Repeat exactly each line of the data provided below.

##### Stored data #####

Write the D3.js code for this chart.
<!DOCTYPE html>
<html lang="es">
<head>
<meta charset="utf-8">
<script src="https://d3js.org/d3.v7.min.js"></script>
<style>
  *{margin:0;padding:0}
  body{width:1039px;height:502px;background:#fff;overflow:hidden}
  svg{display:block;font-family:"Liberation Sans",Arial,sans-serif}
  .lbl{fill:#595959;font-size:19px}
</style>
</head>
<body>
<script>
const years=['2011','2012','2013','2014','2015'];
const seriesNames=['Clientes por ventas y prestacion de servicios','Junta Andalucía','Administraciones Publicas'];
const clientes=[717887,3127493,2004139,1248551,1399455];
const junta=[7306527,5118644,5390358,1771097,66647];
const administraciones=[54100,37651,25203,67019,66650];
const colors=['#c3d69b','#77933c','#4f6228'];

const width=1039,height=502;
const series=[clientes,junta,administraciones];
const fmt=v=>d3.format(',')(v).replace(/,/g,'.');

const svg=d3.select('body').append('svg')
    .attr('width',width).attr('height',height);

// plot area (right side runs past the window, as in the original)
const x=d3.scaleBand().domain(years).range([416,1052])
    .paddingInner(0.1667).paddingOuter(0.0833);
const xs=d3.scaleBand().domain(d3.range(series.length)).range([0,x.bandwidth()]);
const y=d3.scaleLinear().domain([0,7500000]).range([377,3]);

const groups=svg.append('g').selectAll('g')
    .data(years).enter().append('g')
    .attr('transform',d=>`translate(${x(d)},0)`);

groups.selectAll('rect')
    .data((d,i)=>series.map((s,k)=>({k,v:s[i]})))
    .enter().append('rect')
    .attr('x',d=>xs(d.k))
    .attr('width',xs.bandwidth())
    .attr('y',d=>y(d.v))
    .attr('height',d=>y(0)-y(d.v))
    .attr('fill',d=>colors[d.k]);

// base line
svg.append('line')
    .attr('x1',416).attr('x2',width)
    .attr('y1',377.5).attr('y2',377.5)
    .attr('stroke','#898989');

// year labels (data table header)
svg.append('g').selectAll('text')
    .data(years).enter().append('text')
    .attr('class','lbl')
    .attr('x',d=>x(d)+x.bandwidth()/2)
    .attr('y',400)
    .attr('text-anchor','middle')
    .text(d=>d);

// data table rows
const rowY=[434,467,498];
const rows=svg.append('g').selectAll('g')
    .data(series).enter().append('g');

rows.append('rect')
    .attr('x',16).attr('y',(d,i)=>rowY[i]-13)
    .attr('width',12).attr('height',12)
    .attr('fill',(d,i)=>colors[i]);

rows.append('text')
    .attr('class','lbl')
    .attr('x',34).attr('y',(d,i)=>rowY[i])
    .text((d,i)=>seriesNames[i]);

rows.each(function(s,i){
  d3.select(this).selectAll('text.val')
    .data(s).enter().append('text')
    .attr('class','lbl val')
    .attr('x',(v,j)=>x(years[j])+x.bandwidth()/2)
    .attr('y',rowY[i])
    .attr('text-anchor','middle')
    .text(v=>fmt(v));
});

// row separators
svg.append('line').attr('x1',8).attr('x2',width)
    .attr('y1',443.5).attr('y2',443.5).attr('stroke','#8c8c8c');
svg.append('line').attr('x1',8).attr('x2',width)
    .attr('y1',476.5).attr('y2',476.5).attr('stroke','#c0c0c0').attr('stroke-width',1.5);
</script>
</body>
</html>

#####

### Complete answer
Write the D3.js code for this chart.
<!DOCTYPE html>
<html lang="es">
<head>
<meta charset="utf-8">
<script src="https://d3js.org/d3.v7.min.js"></script>
<style>
  *{margin:0;padding:0}
  body{width:1039px;height:502px;background:#fff;overflow:hidden}
  svg{display:block;font-family:"Liberation Sans",Arial,sans-serif}
  .lbl{fill:#595959;font-size:19px}
</style>
</head>
<body>
<script>
const years=['2011','2012','2013','2014','2015'];
const seriesNames=['Clientes por ventas y prestacion de servicios','Junta Andalucía','Administraciones Publicas'];
const clientes=[717887,3127493,2004139,1248551,1399455];
const junta=[7306527,5118644,5390358,1771097,66647];
const administraciones=[54100,37651,25203,67019,66650];
const colors=['#c3d69b','#77933c','#4f6228'];

const width=1039,height=502;
const series=[clientes,junta,administraciones];
const fmt=v=>d3.format(',')(v).replace(/,/g,'.');

const svg=d3.select('body').append('svg')
    .attr('width',width).attr('height',height);

// plot area (right side runs past the window, as in the original)
const x=d3.scaleBand().domain(years).range([416,1052])
    .paddingInner(0.1667).paddingOuter(0.0833);
const xs=d3.scaleBand().domain(d3.range(series.length)).range([0,x.bandwidth()]);
const y=d3.scaleLinear().domain([0,7500000]).range([377,3]);

const groups=svg.append('g').selectAll('g')
    .data(years).enter().append('g')
    .attr('transform',d=>`translate(${x(d)},0)`);

groups.selectAll('rect')
    .data((d,i)=>series.map((s,k)=>({k,v:s[i]})))
    .enter().append('rect')
    .attr('x',d=>xs(d.k))
    .attr('width',xs.bandwidth())
    .attr('y',d=>y(d.v))
    .attr('height',d=>y(0)-y(d.v))
    .attr('fill',d=>colors[d.k]);

// base line
svg.append('line')
    .attr('x1',416).attr('x2',width)
    .attr('y1',377.5).attr('y2',377.5)
    .attr('stroke','#898989');

// year labels (data table header)
svg.append('g').selectAll('text')
    .data(years).enter().append('text')
    .attr('class','lbl')
    .attr('x',d=>x(d)+x.bandwidth()/2)
    .attr('y',400)
    .attr('text-anchor','middle')
    .text(d=>d);

// data table rows
const rowY=[434,467,498];
const rows=svg.append('g').selectAll('g')
    .data(series).enter().append('g');

rows.append('rect')
    .attr('x',16).attr('y',(d,i)=>rowY[i]-13)
    .attr('width',12).attr('height',12)
    .attr('fill',(d,i)=>colors[i]);

rows.append('text')
    .attr('class','lbl')
    .attr('x',34).attr('y',(d,i)=>rowY[i])
    .text((d,i)=>seriesNames[i]);

rows.each(function(s,i){
  d3.select(this).selectAll('text.val')
    .data(s).enter().append('text')
    .attr('class','lbl val')
    .attr('x',(v,j)=>x(years[j])+x.bandwidth()/2)
    .attr('y',rowY[i])
    .attr('text-anchor','middle')
    .text(v=>fmt(v));
});

// row separators
svg.append('line').attr('x1',8).attr('x2',width)
    .attr('y1',443.5).attr('y2',443.5).attr('stroke','#8c8c8c');
svg.append('line').attr('x1',8).attr('x2',width)
    .attr('y1',476.5).attr('y2',476.5).attr('stroke','#c0c0c0').attr('stroke-width',1.5);
</script>
</body>
</html>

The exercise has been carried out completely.